From 01b762e706925ca88c43f4515b0c34cbaa49b3ae Mon Sep 17 00:00:00 2001
From: Patrick Toulme <135739773+ptoulme-aws@users.noreply.github.com>
Date: Tue, 17 Dec 2024 07:49:26 -0500
Subject: [PATCH] Support fine grained activation sharding. (#21) (#881)

---
 axlearn/common/layers.py      |  20 ++++++-
 axlearn/common/layers_test.py | 105 ++++++++++++++++++++++++++++++++++
 axlearn/common/utils.py       |   6 ++
 3 files changed, 130 insertions(+), 1 deletion(-)

diff --git a/axlearn/common/layers.py b/axlearn/common/layers.py
index cc9798af..d02ce5eb 100644
--- a/axlearn/common/layers.py
+++ b/axlearn/common/layers.py
@@ -54,6 +54,7 @@
 from axlearn.common.utils import (
     NestedTensor,
     Tensor,
+    maybe_shard,
     partial_with_fn_metadata,
     with_sharding_constraint,
 )
@@ -331,6 +332,10 @@ class Config(BaseNormalizationLayer.Config):
         eps: float = 1e-8
         # Cast input to this dtype for the 'forward' call.

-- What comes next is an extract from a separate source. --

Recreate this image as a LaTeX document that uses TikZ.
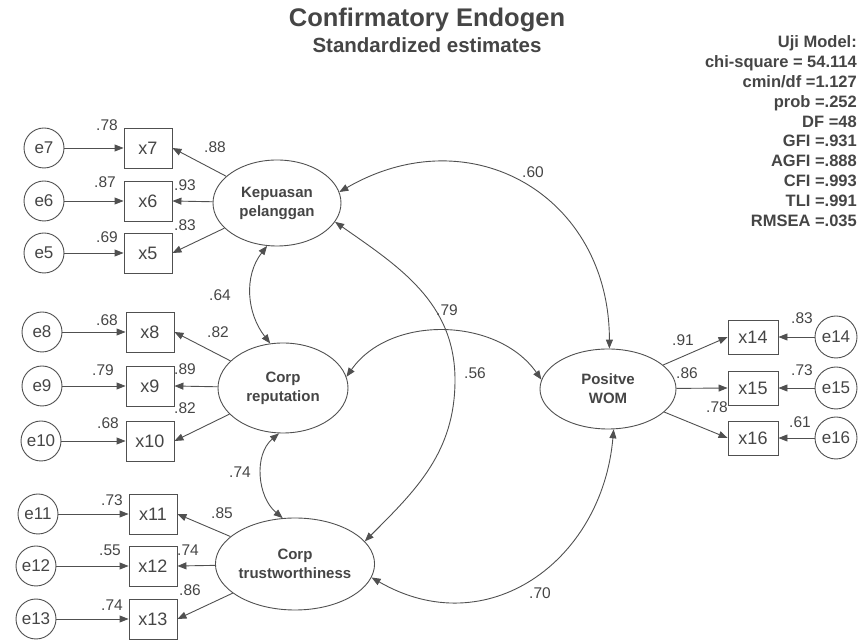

If None, do not cast.
         forward_dtype: Optional[jnp.dtype] = jnp.float32
+        # If not None, how to partition input activation values.

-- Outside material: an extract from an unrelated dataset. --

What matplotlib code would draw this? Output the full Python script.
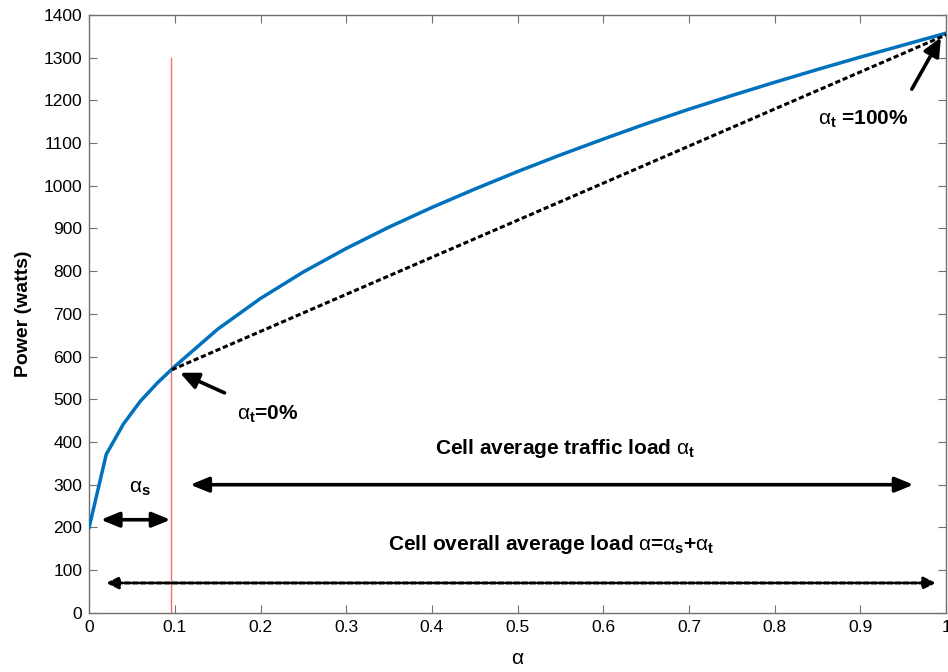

+        input_partition_spec: Optional[tuple[Optional[str]]] = None
+        # If not None, how to partition output activation values.
+        output_partition_spec: Optional[tuple[Optional[str]]] = None
 
     def _create_layer_parameter_specs(self) -> dict[str, ParameterSpec]:
         cfg = self.config
@@ -341,6 +346,7 @@ def _create_layer_parameter_specs(self) -> dict[str, ParameterSpec]:
     def forward(self, x: Tensor, *, paddings: Optional[Tensor] = None) -> Tensor:
         del paddings  # paddings do not affect LayerNorm results
         cfg = self.config
+        x = maybe_shard(x, cfg.input_partition_spec)
         x_dtype = x.dtype
         if cfg.forward_dtype is not None:
             x = x.astype(cfg.forward_dtype)
@@ -348,6 +354,7 @@ def forward(self, x: Tensor, *, paddings: Optional[Tensor] = None) -> Tensor:
         x = x * jax.lax.rsqrt(moment2 + cfg.eps)
         x = x.astype(x_dtype)
         x = x * self.parameters["scale"]
+        x = maybe_shard(x, cfg.output_partition_spec)
         return x
 
 
@@ -780,6 +787,12 @@ class Config(BaseLayer.Config):
 
         num_embeddings: Required[int] = REQUIRED  # Maximum number of embeddings in table.
         dim: Required[int] = REQUIRED  # Embedding vector dimensionality.
+        # If not None, how to partition input activation values.
+        input_partition_spec: Optional[tuple[Optional[str]]] = None
+        # If not None, how to partition embedding table.
+        embedding_partition_spec: Optional[tuple[Optional[str]]] = None
+        # If not None, how to partition output activation values.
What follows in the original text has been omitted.